There is an easy crack to make about Crouch going to Stoke, the notion that this is simply a meeting of tallness, a debauchery of tallness. As Crouch's move to the Britannia drew closer, a story appeared on the Guardian website with the headline "Tallest squad in the world becomes emblem of Venezuela housing crisis" and I found myself thinking: "Christ, what are they blaming Stoke for now?" In fact, it was a story about a very large "squat", but this is still indicative of the kind of broad-brush pshawing often unfairly aimed at Tony Pulis's men.

This is a lazy assumption for other reasons, mainly because it ignores the basic tenets of the Crouch Paradox. Generally in English football there are two kinds of big men. The big man with unsurprisingly bad feet. And the big man with surprisingly good feet. Crouch alone has opened up the possibility of a Third Way: the big man with a surprisingly bad head.

His occasional ineptitude in the air is surely a function of being 6ft 7in tall in a sport otherwise peopled by normos. All too often, Crouch must deal with the ball being punted towards him at his height or even slightly below, which explains why England's second-most expensive striker can often be seen launching himself wildly, almost perpendicular to the ground, like a glider struggling to take off.

Then there are those feet. Part of the appeal of Crouch is that you always feel you know what he's trying to do because it appears to happen in slow motion on a grand scale. "Crouchy's doing a backheel," he seems to mutter to himself, or "Crouchy's going to try a scissors kick again", as he manoeuvres his flailing limbs into "collapsing pine forest" pose.

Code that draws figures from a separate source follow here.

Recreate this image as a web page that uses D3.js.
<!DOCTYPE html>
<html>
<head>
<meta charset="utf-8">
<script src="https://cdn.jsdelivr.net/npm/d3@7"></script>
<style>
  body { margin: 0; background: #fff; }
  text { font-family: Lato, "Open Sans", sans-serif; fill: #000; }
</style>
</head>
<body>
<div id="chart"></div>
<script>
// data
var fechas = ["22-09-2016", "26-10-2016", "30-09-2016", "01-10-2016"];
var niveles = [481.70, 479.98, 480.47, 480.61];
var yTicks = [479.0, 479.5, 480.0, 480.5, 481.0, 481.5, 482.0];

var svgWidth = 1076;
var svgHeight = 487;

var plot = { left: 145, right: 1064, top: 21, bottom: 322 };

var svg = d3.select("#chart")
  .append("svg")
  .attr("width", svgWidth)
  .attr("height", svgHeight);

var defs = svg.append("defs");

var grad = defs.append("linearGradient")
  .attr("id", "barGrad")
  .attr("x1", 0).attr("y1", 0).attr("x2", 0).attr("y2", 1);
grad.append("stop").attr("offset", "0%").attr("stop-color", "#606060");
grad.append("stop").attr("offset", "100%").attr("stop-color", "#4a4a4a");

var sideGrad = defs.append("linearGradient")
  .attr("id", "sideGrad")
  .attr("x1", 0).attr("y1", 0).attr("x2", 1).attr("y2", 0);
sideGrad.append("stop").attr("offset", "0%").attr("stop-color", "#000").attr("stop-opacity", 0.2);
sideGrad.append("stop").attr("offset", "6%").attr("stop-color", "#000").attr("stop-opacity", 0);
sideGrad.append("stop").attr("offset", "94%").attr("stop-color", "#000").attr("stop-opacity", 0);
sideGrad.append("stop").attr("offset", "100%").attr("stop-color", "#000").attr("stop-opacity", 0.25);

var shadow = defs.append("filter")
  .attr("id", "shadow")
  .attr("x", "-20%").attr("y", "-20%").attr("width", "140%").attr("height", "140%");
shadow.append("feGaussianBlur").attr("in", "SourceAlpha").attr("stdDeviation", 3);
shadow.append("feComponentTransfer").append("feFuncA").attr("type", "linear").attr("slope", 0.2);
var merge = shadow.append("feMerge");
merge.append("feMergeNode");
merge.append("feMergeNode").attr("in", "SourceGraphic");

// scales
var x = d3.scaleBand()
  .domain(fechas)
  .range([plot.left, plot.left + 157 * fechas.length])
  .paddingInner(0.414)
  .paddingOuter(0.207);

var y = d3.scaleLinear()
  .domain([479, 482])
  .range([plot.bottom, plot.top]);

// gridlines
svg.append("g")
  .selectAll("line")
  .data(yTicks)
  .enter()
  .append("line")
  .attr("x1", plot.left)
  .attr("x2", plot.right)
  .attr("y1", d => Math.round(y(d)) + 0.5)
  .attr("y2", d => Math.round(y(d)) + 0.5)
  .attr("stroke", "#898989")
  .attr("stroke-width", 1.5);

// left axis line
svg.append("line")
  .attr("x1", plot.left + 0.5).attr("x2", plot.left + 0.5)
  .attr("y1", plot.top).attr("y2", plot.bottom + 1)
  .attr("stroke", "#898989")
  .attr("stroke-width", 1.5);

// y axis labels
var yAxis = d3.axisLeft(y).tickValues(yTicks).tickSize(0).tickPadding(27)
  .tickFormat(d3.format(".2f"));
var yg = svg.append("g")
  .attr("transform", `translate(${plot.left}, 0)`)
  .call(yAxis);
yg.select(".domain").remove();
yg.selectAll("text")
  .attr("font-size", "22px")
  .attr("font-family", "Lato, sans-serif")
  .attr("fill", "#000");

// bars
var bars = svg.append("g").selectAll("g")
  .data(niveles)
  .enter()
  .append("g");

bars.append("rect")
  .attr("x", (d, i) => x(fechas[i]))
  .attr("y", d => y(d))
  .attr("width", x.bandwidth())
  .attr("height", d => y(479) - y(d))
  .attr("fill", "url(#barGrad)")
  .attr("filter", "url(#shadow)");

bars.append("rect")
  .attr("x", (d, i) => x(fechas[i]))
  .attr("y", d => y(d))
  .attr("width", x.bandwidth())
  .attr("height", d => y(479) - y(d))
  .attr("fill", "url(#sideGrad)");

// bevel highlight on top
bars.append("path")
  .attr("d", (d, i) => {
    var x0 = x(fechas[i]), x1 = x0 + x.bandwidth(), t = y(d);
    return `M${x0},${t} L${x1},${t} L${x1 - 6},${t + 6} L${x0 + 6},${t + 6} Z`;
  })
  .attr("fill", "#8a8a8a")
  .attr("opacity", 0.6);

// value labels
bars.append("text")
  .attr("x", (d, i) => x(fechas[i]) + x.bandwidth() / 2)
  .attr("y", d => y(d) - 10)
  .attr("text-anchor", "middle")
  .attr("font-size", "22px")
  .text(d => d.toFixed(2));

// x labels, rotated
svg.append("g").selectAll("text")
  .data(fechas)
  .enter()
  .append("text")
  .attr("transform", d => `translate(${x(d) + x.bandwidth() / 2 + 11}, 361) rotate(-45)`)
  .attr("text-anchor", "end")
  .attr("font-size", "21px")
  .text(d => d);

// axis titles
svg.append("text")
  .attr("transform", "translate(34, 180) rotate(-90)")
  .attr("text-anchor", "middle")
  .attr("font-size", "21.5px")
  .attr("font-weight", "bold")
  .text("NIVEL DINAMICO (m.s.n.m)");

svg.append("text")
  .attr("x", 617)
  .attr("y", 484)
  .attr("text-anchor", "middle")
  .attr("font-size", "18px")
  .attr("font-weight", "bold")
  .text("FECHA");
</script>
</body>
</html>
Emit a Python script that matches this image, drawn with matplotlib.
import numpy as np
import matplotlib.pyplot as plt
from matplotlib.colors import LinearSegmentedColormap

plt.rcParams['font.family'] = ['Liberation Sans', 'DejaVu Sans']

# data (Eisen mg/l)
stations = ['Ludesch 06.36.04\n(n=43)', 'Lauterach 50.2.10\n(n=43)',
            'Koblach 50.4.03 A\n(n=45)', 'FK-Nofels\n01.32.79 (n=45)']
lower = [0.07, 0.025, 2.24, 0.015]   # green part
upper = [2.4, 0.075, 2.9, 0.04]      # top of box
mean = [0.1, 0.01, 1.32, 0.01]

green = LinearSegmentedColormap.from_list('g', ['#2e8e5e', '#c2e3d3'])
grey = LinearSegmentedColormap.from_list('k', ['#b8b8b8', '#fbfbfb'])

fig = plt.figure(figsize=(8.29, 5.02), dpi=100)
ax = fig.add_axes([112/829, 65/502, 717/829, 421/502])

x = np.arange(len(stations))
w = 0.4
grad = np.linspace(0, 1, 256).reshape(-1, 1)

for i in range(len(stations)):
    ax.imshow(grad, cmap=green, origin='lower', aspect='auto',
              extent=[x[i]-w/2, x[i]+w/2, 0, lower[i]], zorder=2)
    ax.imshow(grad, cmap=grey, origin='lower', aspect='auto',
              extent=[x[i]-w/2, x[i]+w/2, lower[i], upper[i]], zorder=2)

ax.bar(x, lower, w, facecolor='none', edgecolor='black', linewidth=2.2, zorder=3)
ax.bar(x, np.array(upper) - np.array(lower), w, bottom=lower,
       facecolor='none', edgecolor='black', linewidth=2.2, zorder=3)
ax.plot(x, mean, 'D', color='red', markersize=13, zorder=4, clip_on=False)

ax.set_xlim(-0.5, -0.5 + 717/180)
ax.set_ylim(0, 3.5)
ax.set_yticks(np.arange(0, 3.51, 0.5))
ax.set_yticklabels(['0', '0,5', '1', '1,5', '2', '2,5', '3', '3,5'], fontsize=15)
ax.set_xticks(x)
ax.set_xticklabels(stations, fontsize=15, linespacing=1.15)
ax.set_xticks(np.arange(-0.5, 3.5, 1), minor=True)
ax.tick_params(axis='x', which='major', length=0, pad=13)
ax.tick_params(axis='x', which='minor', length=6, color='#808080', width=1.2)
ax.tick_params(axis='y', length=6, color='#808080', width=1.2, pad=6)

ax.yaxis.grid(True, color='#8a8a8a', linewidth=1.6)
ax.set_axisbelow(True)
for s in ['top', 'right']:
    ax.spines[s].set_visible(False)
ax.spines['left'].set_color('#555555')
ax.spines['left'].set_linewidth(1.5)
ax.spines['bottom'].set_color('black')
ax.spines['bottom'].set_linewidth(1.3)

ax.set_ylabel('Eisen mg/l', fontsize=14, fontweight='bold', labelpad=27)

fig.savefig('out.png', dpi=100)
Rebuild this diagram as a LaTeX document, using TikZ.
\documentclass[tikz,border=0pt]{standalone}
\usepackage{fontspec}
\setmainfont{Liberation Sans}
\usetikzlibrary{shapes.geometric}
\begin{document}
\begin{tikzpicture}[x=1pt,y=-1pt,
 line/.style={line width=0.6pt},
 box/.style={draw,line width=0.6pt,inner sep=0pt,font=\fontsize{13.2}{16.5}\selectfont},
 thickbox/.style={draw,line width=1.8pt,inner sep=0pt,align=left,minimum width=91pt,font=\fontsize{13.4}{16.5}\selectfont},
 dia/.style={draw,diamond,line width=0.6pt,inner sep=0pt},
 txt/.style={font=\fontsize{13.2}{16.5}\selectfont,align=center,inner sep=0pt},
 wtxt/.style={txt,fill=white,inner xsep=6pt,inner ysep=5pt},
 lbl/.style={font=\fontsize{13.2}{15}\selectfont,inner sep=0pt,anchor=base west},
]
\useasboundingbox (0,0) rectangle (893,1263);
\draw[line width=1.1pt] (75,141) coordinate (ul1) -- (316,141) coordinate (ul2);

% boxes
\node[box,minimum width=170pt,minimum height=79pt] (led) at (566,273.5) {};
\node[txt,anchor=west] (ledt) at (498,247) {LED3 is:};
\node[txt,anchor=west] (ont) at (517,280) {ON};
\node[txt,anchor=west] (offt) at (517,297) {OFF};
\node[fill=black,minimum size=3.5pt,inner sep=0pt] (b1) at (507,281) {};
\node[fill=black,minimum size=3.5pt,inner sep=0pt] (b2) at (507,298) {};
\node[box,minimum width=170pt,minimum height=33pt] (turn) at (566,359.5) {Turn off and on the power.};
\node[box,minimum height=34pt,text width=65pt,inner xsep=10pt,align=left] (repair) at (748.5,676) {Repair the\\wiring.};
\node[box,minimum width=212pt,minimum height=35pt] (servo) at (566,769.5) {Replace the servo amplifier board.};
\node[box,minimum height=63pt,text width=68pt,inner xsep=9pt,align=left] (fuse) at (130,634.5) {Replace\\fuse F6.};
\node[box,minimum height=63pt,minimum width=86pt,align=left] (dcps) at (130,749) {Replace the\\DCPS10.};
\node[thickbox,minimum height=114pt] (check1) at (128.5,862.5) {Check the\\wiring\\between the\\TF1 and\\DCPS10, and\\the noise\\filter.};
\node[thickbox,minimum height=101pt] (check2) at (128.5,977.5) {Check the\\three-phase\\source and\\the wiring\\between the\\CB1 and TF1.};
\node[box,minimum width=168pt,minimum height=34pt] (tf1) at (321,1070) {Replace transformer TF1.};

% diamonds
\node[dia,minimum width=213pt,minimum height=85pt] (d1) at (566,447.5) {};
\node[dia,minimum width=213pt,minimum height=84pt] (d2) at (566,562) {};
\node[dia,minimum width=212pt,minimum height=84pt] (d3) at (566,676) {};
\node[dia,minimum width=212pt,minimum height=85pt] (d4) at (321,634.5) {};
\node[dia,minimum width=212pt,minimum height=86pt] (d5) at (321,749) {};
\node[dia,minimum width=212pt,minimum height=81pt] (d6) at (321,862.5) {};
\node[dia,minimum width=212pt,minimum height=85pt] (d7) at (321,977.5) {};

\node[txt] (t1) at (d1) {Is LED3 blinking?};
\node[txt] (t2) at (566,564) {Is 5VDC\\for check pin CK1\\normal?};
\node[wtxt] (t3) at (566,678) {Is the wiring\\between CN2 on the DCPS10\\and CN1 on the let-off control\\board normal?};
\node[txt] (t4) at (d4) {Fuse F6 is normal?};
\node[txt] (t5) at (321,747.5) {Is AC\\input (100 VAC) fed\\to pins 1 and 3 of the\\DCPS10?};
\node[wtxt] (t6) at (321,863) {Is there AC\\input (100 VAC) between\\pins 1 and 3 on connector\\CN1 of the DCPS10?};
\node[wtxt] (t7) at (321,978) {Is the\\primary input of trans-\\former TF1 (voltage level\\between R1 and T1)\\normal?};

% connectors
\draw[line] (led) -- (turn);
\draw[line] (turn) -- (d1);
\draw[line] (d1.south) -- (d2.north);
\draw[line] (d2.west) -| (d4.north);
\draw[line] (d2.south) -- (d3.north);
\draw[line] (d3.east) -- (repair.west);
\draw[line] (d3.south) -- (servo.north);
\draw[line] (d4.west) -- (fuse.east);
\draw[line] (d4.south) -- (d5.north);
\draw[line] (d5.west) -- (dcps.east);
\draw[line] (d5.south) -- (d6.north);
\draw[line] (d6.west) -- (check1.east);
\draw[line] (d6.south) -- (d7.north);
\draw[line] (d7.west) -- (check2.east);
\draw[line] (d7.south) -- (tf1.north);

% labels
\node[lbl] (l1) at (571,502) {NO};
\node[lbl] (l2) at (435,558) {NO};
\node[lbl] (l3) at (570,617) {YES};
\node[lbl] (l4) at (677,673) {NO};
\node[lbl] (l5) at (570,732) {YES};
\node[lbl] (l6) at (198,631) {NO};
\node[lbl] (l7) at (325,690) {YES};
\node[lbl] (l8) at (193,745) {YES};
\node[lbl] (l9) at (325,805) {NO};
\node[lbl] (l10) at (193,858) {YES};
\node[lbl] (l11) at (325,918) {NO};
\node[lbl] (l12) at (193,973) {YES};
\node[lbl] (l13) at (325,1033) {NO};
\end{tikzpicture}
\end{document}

This is also a large part of his irresistible charm. The fact is that if you can't enjoy watching Crouch play football you have no joy left in your soul (the last time any England team was even close to feeling happy was five years ago when Crouch was bodypopping in front of Prince William). I first saw him during his emergence as a beanpole target man at QPR, during what might be called The Rodney Years.

He ran around an awful lot then, somehow mixing a fierce sense of purpose with a feeling that here was a kind of a footballing hallucination, a balsa-wood giant, a backwoods string-man twined together out of deckchair ends and leather offcuts.

This early, untarnished Crouch was conjured again on transfer deadline day as the TV cameras captured him being ferried about in his blacked-out people carrier. Crouch's people carrier has returned, we were told. Crouch's people carrier has now left again, the message came later, Crouch himself apparently laid out across the back seats, glazed, supine, condemned to an endless circulation.

There is undoubtedly a sense of sadness about the mature Crouch, a stamp of unfulfilled potency that has little to do with his own excellent achievements and more to do with perception. With England in particular, the promise has always been that he "gives you that option" – specifically to punt the ball at his surprisingly bad head, a tactic based around the belief that there is still a place out there where Ay Caramba-ing foreigners will prostrate themselves fearfully before our own aerial thunder.

In this respect Crouch can almost seem like a parody of an English centre-forward, a living satire of those "traditional strengths", football's version of a braces-twanging pearly king or a champion Morris dancer. "They can't live with Crouchy," it has often been claimed, rather hopefully.

But really it is perhaps English football that can't live with Crouchy, what with its sense of a diminished, righteous physicality, still propelling the ageing Crouch about the place in his funereal minivan, like an exhibit, or waxwork, or a totem pole, of long-distant triumphs.